[TASK DESCRIPTION] Do not include the pictures; repeat the rest of the data exactly.

[RECORDED INFORMATION]
....................

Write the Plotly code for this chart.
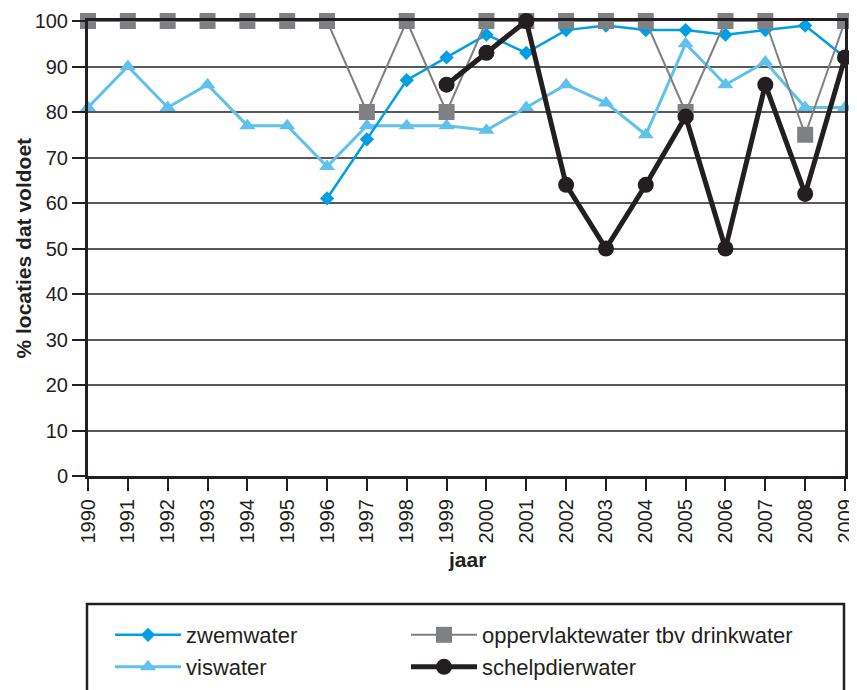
import plotly.graph_objects as go

years = list(range(1990, 2010))
year_labels = [str(y) for y in years]

zwemwater = [None, None, None, None, None, None, 61, 74, 87, 92, 97, 93, 98, 99, 98, 98, 97, 98, 99, 92]
viswater = [81, 90, 81, 86, 77, 77, 68, 77, 77, 77, 76, 81, 86, 82, 75, 95, 86, 91, 81, 81]
oppervlaktewater = [100, 100, 100, 100, 100, 100, 100, 80, 100, 80, 100, 100, 100, 100, 100, 80, 100, 100, 75, 100]
schelpdierwater = [None, None, None, None, None, None, None, None, None, 86, 93, 100, 64, 50, 64, 79, 50, 86, 62, 92]

y_ticks = list(range(0, 101, 10))

FONT = "Liberation Sans, Arial, sans-serif"
INK = "#231f20"

fig = go.Figure()

fig.add_trace(go.Scatter(
    x=years, y=viswater, name="viswater", mode="lines+markers",
    line=dict(color="#5fc1ec", width=3),
    marker=dict(symbol="triangle-up", size=14, color="#5fc1ec"),
    cliponaxis=False, legend="legend2", showlegend=True))
fig.add_trace(go.Scatter(
    x=years, y=zwemwater, name="zwemwater", mode="lines+markers",
    line=dict(color="#009fe3", width=2.5),
    marker=dict(symbol="diamond", size=11, color="#009fe3"),
    cliponaxis=False, legend="legend", showlegend=True))
fig.add_trace(go.Scatter(
    x=years, y=oppervlaktewater, name="oppervlaktewater tbv drinkwater", mode="lines+markers",
    line=dict(color="#7f8083", width=2),
    marker=dict(symbol="square", size=16, color="#7f8083"),
    cliponaxis=False, legend="legend3", showlegend=True))
fig.add_trace(go.Scatter(
    x=years, y=schelpdierwater, name="schelpdierwater", mode="lines+markers",
    line=dict(color=INK, width=5),
    marker=dict(symbol="circle", size=16, color=INK),
    cliponaxis=False, legend="legend4", showlegend=True))

# page has an 8px body margin; figure sized so the plot lands where the reference has it
OFF = 8
W, H = 857 - OFF, 690 - OFF
PL, PR, PT, PB = 88, 845, 21, 476  # plot area in page pixels
L, T = PL - OFF, PT - OFF
R, B = W - (PR - OFF), H - (PB - OFF)
PW, PH = PR - PL, PB - PT

def px_x(px):
    return (px - PL) / PW

def px_y(py):
    return (PB - py) / PH

leg_common = dict(bgcolor="rgba(0,0,0,0)", borderwidth=0, itemwidth=66,
                  font=dict(family=FONT, size=22, color=INK),
                  xanchor="left", yanchor="middle", orientation="v")

fig.update_layout(
    width=W, height=H,
    margin=dict(l=L, r=R, t=T, b=B, autoexpand=False),
    paper_bgcolor="white", plot_bgcolor="white",
    showlegend=True,
    font=dict(family=FONT, size=20, color=INK),
    legend=dict(x=px_x(110), y=px_y(635), **leg_common),
    legend2=dict(x=px_x(110), y=px_y(667), **leg_common),
    legend3=dict(x=px_x(406), y=px_y(635), **leg_common),
    legend4=dict(x=px_x(406), y=px_y(667), **leg_common),
    xaxis=dict(
        range=[1990, 2009], tickmode="array", tickvals=years, ticktext=year_labels,
        tickangle=-90, ticks="outside", ticklen=12, tickwidth=2, tickcolor=INK,
        showgrid=False, showline=True, linecolor=INK, linewidth=3, mirror=True,
        zeroline=False, automargin=False,
        tickfont=dict(family=FONT, size=20, color=INK),
    ),
    yaxis=dict(
        range=[0, 100], tickmode="array", tickvals=y_ticks,
        ticks="outside", ticklen=13, tickwidth=2, tickcolor=INK,
        showgrid=True, gridcolor="#58595b", gridwidth=2,
        showline=True, linecolor=INK, linewidth=3, mirror=True,
        zeroline=False, automargin=False,
        tickfont=dict(family=FONT, size=20, color=INK),
    ),
    annotations=[
        dict(text="<b>jaar</b>", xref="paper", yref="paper", x=px_x(467), y=px_y(559),
             xanchor="center", yanchor="middle", showarrow=False,
             font=dict(family=FONT, size=21, color=INK)),
        dict(text="<b>% locaties dat voldoet</b>", xref="paper", yref="paper", x=px_x(23), y=px_y(248.5),
             xanchor="center", yanchor="middle", showarrow=False, textangle=-90,
             font=dict(family=FONT, size=21, color=INK)),
    ],
    shapes=[dict(type="rect", xref="paper", yref="paper",
                 x0=px_x(87), x1=px_x(844), y0=px_y(720), y1=px_y(604),
                 line=dict(color=INK, width=2.5), fillcolor="rgba(0,0,0,0)", layer="above")],
)

fig.write_html("out.html")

....................

[EXERCISE RESPONSE]
Write the Plotly code for this chart.
import plotly.graph_objects as go

years = list(range(1990, 2010))
year_labels = [str(y) for y in years]

zwemwater = [None, None, None, None, None, None, 61, 74, 87, 92, 97, 93, 98, 99, 98, 98, 97, 98, 99, 92]
viswater = [81, 90, 81, 86, 77, 77, 68, 77, 77, 77, 76, 81, 86, 82, 75, 95, 86, 91, 81, 81]
oppervlaktewater = [100, 100, 100, 100, 100, 100, 100, 80, 100, 80, 100, 100, 100, 100, 100, 80, 100, 100, 75, 100]
schelpdierwater = [None, None, None, None, None, None, None, None, None, 86, 93, 100, 64, 50, 64, 79, 50, 86, 62, 92]

y_ticks = list(range(0, 101, 10))

FONT = "Liberation Sans, Arial, sans-serif"
INK = "#231f20"

fig = go.Figure()

fig.add_trace(go.Scatter(
    x=years, y=viswater, name="viswater", mode="lines+markers",
    line=dict(color="#5fc1ec", width=3),
    marker=dict(symbol="triangle-up", size=14, color="#5fc1ec"),
    cliponaxis=False, legend="legend2", showlegend=True))
fig.add_trace(go.Scatter(
    x=years, y=zwemwater, name="zwemwater", mode="lines+markers",
    line=dict(color="#009fe3", width=2.5),
    marker=dict(symbol="diamond", size=11, color="#009fe3"),
    cliponaxis=False, legend="legend", showlegend=True))
fig.add_trace(go.Scatter(
    x=years, y=oppervlaktewater, name="oppervlaktewater tbv drinkwater", mode="lines+markers",
    line=dict(color="#7f8083", width=2),
    marker=dict(symbol="square", size=16, color="#7f8083"),
    cliponaxis=False, legend="legend3", showlegend=True))
fig.add_trace(go.Scatter(
    x=years, y=schelpdierwater, name="schelpdierwater", mode="lines+markers",
    line=dict(color=INK, width=5),
    marker=dict(symbol="circle", size=16, color=INK),
    cliponaxis=False, legend="legend4", showlegend=True))

# page has an 8px body margin; figure sized so the plot lands where the reference has it
OFF = 8
W, H = 857 - OFF, 690 - OFF
PL, PR, PT, PB = 88, 845, 21, 476  # plot area in page pixels
L, T = PL - OFF, PT - OFF
R, B = W - (PR - OFF), H - (PB - OFF)
PW, PH = PR - PL, PB - PT

def px_x(px):
    return (px - PL) / PW

def px_y(py):
    return (PB - py) / PH

leg_common = dict(bgcolor="rgba(0,0,0,0)", borderwidth=0, itemwidth=66,
                  font=dict(family=FONT, size=22, color=INK),
                  xanchor="left", yanchor="middle", orientation="v")

fig.update_layout(
    width=W, height=H,
    margin=dict(l=L, r=R, t=T, b=B, autoexpand=False),
    paper_bgcolor="white", plot_bgcolor="white",
    showlegend=True,
    font=dict(family=FONT, size=20, color=INK),
    legend=dict(x=px_x(110), y=px_y(635), **leg_common),
    legend2=dict(x=px_x(110), y=px_y(667), **leg_common),
    legend3=dict(x=px_x(406), y=px_y(635), **leg_common),
    legend4=dict(x=px_x(406), y=px_y(667), **leg_common),
    xaxis=dict(
        range=[1990, 2009], tickmode="array", tickvals=years, ticktext=year_labels,
        tickangle=-90, ticks="outside", ticklen=12, tickwidth=2, tickcolor=INK,
        showgrid=False, showline=True, linecolor=INK, linewidth=3, mirror=True,
        zeroline=False, automargin=False,
        tickfont=dict(family=FONT, size=20, color=INK),
    ),
    yaxis=dict(
        range=[0, 100], tickmode="array", tickvals=y_ticks,
        ticks="outside", ticklen=13, tickwidth=2, tickcolor=INK,
        showgrid=True, gridcolor="#58595b", gridwidth=2,
        showline=True, linecolor=INK, linewidth=3, mirror=True,
        zeroline=False, automargin=False,
        tickfont=dict(family=FONT, size=20, color=INK),
    ),
    annotations=[
        dict(text="<b>jaar</b>", xref="paper", yref="paper", x=px_x(467), y=px_y(559),
             xanchor="center", yanchor="middle", showarrow=False,
             font=dict(family=FONT, size=21, color=INK)),
        dict(text="<b>% locaties dat voldoet</b>", xref="paper", yref="paper", x=px_x(23), y=px_y(248.5),
             xanchor="center", yanchor="middle", showarrow=False, textangle=-90,
             font=dict(family=FONT, size=21, color=INK)),
    ],
    shapes=[dict(type="rect", xref="paper", yref="paper",
                 x0=px_x(87), x1=px_x(844), y0=px_y(720), y1=px_y(604),
                 line=dict(color=INK, width=2.5), fillcolor="rgba(0,0,0,0)", layer="above")],
)

fig.write_html("out.html")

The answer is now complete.